Zahlen Sie Ihre Leute gut und fair, – und dann tun Sie alles, damit sie das Geld vergessen.

Die entsprechende Praxis könnte umrisshaft so aussehen: Ein hohes Fixgehalt, in das der Arbeitsplatz-Wert, der Arbeitsmarkt-Wert und die Seniorität einfliessen. Es ist vorteilhaft, auch die individuelle Leistung als viertes Element der Einkommensgerechtigkeit dem Fixgehalt zuzuschlagen. Die entsprechende Vergütung sollte einen breit gefächerten Leistungsbegriff abbilden. Sie sattelt also auf Bewertung, nicht (nur) Messung, und ist daher an das Interpretationsmonopol der Führungskraft zu binden. Der individuelle Leistungslohn sollte insgesamt nicht höher als die anderen drei Teile sein. Dabei kann das totale Fixgehalt durchaus auch in schlechten Zeiten hoch sein. Grundsätzlich sollte es höher als die heutigen Grundlöhne sein, aber tiefer als die aktuellen Gesamteinkommen. Zum Fixgehalt kann ein variabler Einkommensbestandteil (Bonus) kommen, der das Unternehmen als Leistungs- und Solidargemeinschaft reflektiert.

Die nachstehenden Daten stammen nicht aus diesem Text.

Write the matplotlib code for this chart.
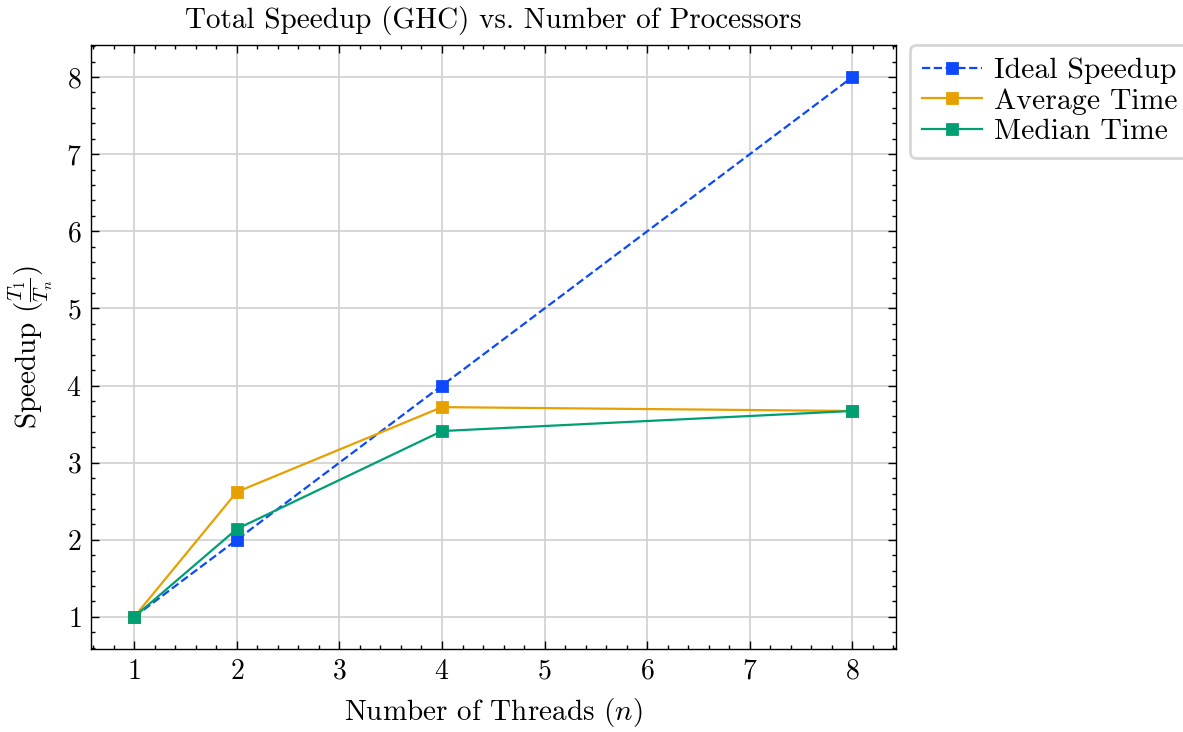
import matplotlib
matplotlib.use("Agg")
import matplotlib.pyplot as plt
from matplotlib.ticker import MultipleLocator

# data
threads = [1, 2, 4, 8]
ideal = [1, 2, 4, 8]
avg_speedup = [1, 2.62, 3.72, 3.67]
median_speedup = [1, 2.14, 3.41, 3.67]

plt.rcParams['font.family'] = 'serif'
plt.rcParams['font.serif'] = ['cmr10']
plt.rcParams['mathtext.fontset'] = 'cm'
plt.rcParams['axes.formatter.use_mathtext'] = True
plt.rcParams['font.size'] = 10

fig = plt.figure(figsize=(5.915, 3.66), dpi=200)
ax = fig.add_axes([0.077, 0.1135, 0.680, 0.825])

ax.plot(threads, ideal, '--', color='#0d49fb', marker='s', markersize=3.5,
        linewidth=0.8, label='Ideal Speedup')
ax.plot(threads, avg_speedup, '-', color='#e6a000', marker='s', markersize=3.5,
        linewidth=0.8, label='Average Time')
ax.plot(threads, median_speedup, '-', color='#009e73', marker='s', markersize=3.5,
        linewidth=0.8, label='Median Time')

ax.set_xlim(0.58, 8.42)
ax.set_ylim(0.585, 8.415)
ax.xaxis.set_major_locator(MultipleLocator(1))
ax.xaxis.set_minor_locator(MultipleLocator(0.2))
ax.yaxis.set_major_locator(MultipleLocator(1))
ax.yaxis.set_minor_locator(MultipleLocator(0.2))
ax.tick_params(which='both', direction='in', top=True, right=True, width=0.5,
               labelsize=10)
ax.tick_params(which='major', length=3)
ax.tick_params(which='minor', length=1.5)
for s in ax.spines.values():
    s.set_linewidth(0.5)
ax.grid(True, which='major', color='#d0d0d0', linewidth=0.6)
ax.set_axisbelow(True)

ax.set_title('Total Speedup (GHC) vs. Number of Processors', fontsize=10.5)
ax.set_xlabel('Number of Threads ($n$)', fontsize=10.5)
ax.set_ylabel(r'Speedup ($\frac{T_1}{T_n}$)', fontsize=10.5)

ax.legend(loc='upper left', bbox_to_anchor=(1.018, 1.0), borderaxespad=0,
          frameon=True, fancybox=True, handlelength=2.0, labelspacing=0.12,
          borderpad=0.42, handletextpad=0.4, fontsize=10.7)

fig.savefig('out.png', dpi=200)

Er ist in den meisten Unternehmen mit durchschnittlicher hierarchischer Einkommensspreizung relational zum Fixgehalt zu staffeln. Insgesamt aber sollte er eher zurückhaltend gestaltet sein. Dieser variable Bonus-Bestandteil kann auch als Krisenreaktionsventil funktionieren. Damit wäre eine Partnerschaft im Plus und Minus definiert, ohne das Unternehmerrisiko unangemessen auf die Mitarbeiter zu verlagern. Der Verrentung der Boni kann man mit einem einfachen Informationssystem entgegenwirken, dass die Geschäftsentwicklung für jedermann nachvollziehbar macht.

In Abwandlung eines Satzes von Malraux kann man sagen, im Management ist es wie in der Grammatik: Ein Fehler, den alle machen, wird schließlich zur Regel. Wer an der Regel der individualisierten Anreizsystemen aber festhält, ignoriert, um was es im Unternehmen eigentlich geht: Zusammenarbeit zu niedrigen Transaktionskosten. Wem Anreize wichtig sind, der sollte sie da suchen, wo sie hingehören: auf den Märkten. Wer sein aussergewöhnliches Talent in verschiedenen Unternehmen und wiederholt bewiesen hat, der wird sicher auch mit einem aussergewöhnlichen Einkommen rechnen können.